Key elements of the final framework include changes to the standardised approach to credit risk capital for real estate, restrictions on modelled risk estimates by banks using the internal ratings-based (IRB) approach to credit risk capital, and the removal of provisions for banks to use internal models to determine their operational risk capital requirements.
The Basel Committee has also agreed to introduce a 'floor' to limit the reduction in capital requirements available to banks using capital models relative to those using the standardised approaches.
APRA chairman Wayne Byres said APRA's ADI capital framework, including the adjustments made to IRB risk weights in 2016, is well-equipped to accommodate the final Basel III framework.
“We welcome the finalisation of these measures which represent the final stage of a decade’s financial reform work aimed at building resilience in the financial system following the global financial crisis,” Mr Byres said.
“Importantly for Australian ADIs, these final Basel III reforms will be accommodated within the targets APRA set in July this year in our assessment of the quantum and timing of capital increases for Australian ADIs to achieve unquestionably strong capital ratios,” Mr Byres said.
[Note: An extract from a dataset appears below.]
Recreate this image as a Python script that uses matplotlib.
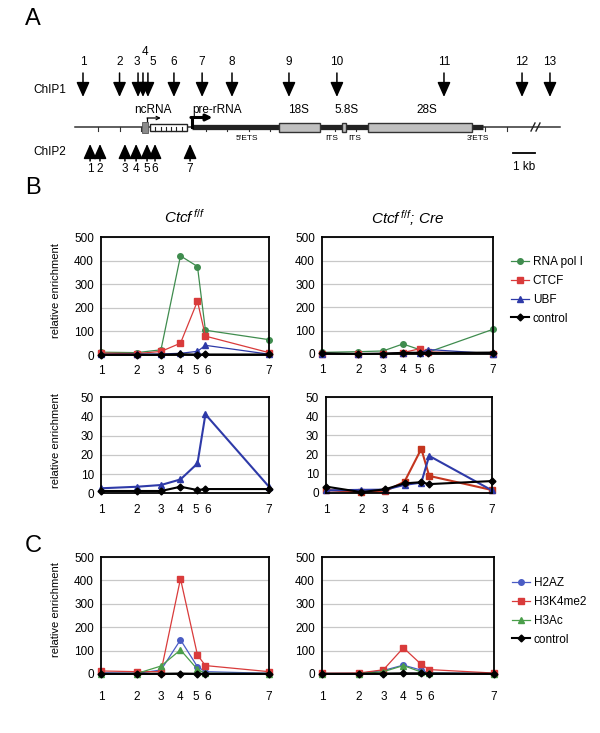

The Basel Committee has agreed to an implementation timetable commencing in 2022 for the final Basel III reforms. APRA will consider the appropriate effective date for revisions to the ADI prudential standards in light of the Basel Committee’s announcement and expects to commence consultation on revisions to the ADI capital framework in early 2018.
However, consistent with its July 2017 announcement, APRA reaffirms its expectation that ADIs should be following strategies to increase their capital strength to exceed the unquestionably strong benchmarks by 1 January 2020.
The 2018 consultation will be based on the final Basel III framework but with appropriate adjustments to reflect APRA’s approach and Australian conditions, most notably adjustments to capital requirements for higher risk residential mortgage lending, consistent with the achievement of unquestionably strong capital ratios.